— Сводку я подал, — закончил он. — Вторую за месяц. Хотите знать, где она?
— Знаю, где она. Под сукном.
— Не угадали. — Векшин дёрнул прокуренным усом. — Хуже. На неё ответили. Предписано не возбуждать населения мерами, которые могут быть истолкованы в тревожном смысле. Каково? Я двадцать лет служу, я думал, меня бумагой уже не удивишь. — Он встал, прошёлся вдоль карты. — Они уезжают, лейтенант. Все. Так не бегут от слухов. Так уходят по приказу. У меня на это чутьё, как у вас на обочины. И я с этим чутьём сижу в кабинете и не имею права даже усилить наряды на пристанях, потому что это «возбудит население».
Он открыл несгораемый шкаф, вынул картонную папку и положил передо мной отпечаток с той самой пластинки — окончательно, видимо, зачислив меня в свои.
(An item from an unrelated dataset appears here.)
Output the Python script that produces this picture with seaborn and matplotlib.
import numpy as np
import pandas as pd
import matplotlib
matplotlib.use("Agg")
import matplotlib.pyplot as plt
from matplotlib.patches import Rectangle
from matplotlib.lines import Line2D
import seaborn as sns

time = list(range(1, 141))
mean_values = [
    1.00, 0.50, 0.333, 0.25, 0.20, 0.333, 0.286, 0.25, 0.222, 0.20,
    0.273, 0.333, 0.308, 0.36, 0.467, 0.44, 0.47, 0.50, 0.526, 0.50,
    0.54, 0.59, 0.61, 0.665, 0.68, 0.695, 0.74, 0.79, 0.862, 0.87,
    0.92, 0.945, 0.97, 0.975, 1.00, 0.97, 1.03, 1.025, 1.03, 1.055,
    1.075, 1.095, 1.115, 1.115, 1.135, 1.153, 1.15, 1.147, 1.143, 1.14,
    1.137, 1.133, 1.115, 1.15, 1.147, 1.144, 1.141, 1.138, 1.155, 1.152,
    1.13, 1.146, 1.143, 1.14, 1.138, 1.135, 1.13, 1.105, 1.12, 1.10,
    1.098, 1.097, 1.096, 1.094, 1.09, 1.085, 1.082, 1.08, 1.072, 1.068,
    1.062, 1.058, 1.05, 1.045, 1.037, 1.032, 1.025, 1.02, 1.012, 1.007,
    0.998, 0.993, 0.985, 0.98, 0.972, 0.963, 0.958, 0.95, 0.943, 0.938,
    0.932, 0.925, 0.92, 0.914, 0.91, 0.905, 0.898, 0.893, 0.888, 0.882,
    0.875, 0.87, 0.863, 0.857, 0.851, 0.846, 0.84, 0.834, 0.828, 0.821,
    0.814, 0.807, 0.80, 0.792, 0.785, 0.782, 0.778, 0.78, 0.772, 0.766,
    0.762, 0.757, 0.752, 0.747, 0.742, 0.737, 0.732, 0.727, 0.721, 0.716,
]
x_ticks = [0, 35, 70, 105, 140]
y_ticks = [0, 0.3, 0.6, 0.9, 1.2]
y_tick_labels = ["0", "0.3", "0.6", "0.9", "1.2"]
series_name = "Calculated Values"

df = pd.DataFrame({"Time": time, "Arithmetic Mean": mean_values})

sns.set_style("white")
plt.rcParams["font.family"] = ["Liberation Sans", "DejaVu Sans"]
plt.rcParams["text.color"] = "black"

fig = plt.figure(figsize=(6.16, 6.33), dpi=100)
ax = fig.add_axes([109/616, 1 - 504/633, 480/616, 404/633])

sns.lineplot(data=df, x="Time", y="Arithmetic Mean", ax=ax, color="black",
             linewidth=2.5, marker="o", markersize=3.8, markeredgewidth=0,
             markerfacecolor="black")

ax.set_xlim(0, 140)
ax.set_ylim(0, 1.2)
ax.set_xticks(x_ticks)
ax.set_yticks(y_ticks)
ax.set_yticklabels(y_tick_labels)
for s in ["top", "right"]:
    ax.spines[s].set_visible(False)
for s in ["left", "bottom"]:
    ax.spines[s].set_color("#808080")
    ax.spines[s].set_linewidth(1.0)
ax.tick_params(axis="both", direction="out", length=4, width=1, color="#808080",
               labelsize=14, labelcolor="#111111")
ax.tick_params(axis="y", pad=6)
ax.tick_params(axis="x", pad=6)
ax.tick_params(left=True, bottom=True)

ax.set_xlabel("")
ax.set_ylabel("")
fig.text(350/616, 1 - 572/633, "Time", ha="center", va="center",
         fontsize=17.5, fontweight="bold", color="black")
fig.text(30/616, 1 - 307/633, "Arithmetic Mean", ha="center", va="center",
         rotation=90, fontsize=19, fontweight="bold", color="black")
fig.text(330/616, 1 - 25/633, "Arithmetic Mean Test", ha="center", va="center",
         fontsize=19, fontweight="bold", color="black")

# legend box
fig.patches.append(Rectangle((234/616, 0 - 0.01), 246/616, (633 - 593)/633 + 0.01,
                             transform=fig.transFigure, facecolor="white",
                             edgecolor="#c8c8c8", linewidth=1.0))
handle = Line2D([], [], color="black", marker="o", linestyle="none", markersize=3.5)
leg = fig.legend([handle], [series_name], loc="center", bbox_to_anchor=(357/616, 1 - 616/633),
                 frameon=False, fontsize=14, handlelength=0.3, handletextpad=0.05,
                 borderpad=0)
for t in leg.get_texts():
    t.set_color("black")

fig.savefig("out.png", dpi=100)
Снимок был хорош: левый фас батареи Электрического утёса, орудийные дворики, и над бруствером — дальномерный пост, чёткий, как на чертеже. В углу, любительски-небрежно, кусочек «заката».
— Полюбуйтесь, какая школа. Состав кадра, выдержка. Это вам не лавочник с фотографическим увлечением — это офицер с цензом. Я таких по съёмке отличаю сразу. — Он убрал отпечаток. — И таких тут было сорок. Было, лейтенант. К сегодняшнему дню осталось, по моему счёту, человек шесть — самые ценные, надо полагать, кому велено сидеть до конца. Я бы их взял прямо нынче, всех шестерых. Но — «не возбуждать».
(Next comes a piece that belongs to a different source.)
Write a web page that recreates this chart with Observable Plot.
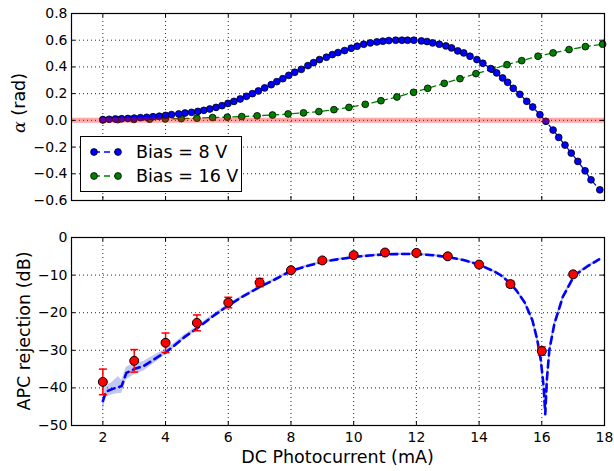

— Пароходы считайте, Павел Карлович, — сказал я. — Раз людей трогать нельзя. Какие коммерческие суда стоят, какие и куда снимаются. Когда из гавани в мирный день уходят все нейтральные борта разом — это самый громкий сигнал, какой бывает. И никакого «возбуждения»: портовая статистика, рутина.
Векшин остановился, посмотрел на меня, достал карандаш и записал. Прямо при мне, не стесняясь, и этим жестом сказал больше, чем любой благодарностью.
Он остановился у окна. За окном был белый двор и часовой в башлыке.
— Вы ведь мне в декабре что-то такое говорили. Про телеграммы. Про февраль. — Он повернулся. — Я тогда записал. Я, знаете, всё записываю. Так вот, не сочтите за допрос… но если человеку с вашей арифметикой и моему чутью один чёрт никто не верит — может, хоть мы с вами друг другу поверим? Что у вас в феврале, Андрей Николаевич?
Это был момент из тех, которые я заранее проигрывал в голове десятки раз, и всё равно он пришёл не так и не тогда. Сказать правду было нельзя. Соврать этому человеку было нельзя тоже. Он был из тех, кто враньё слышит ухом, как фальшивую ноту. Оставался узкий фарватер между правдой и враньём, по которому я ходил уже третий месяц и знал на нём каждую веху: говорить только то, что подтверждается открытой арифметикой, и столько, сколько собеседник способен унести.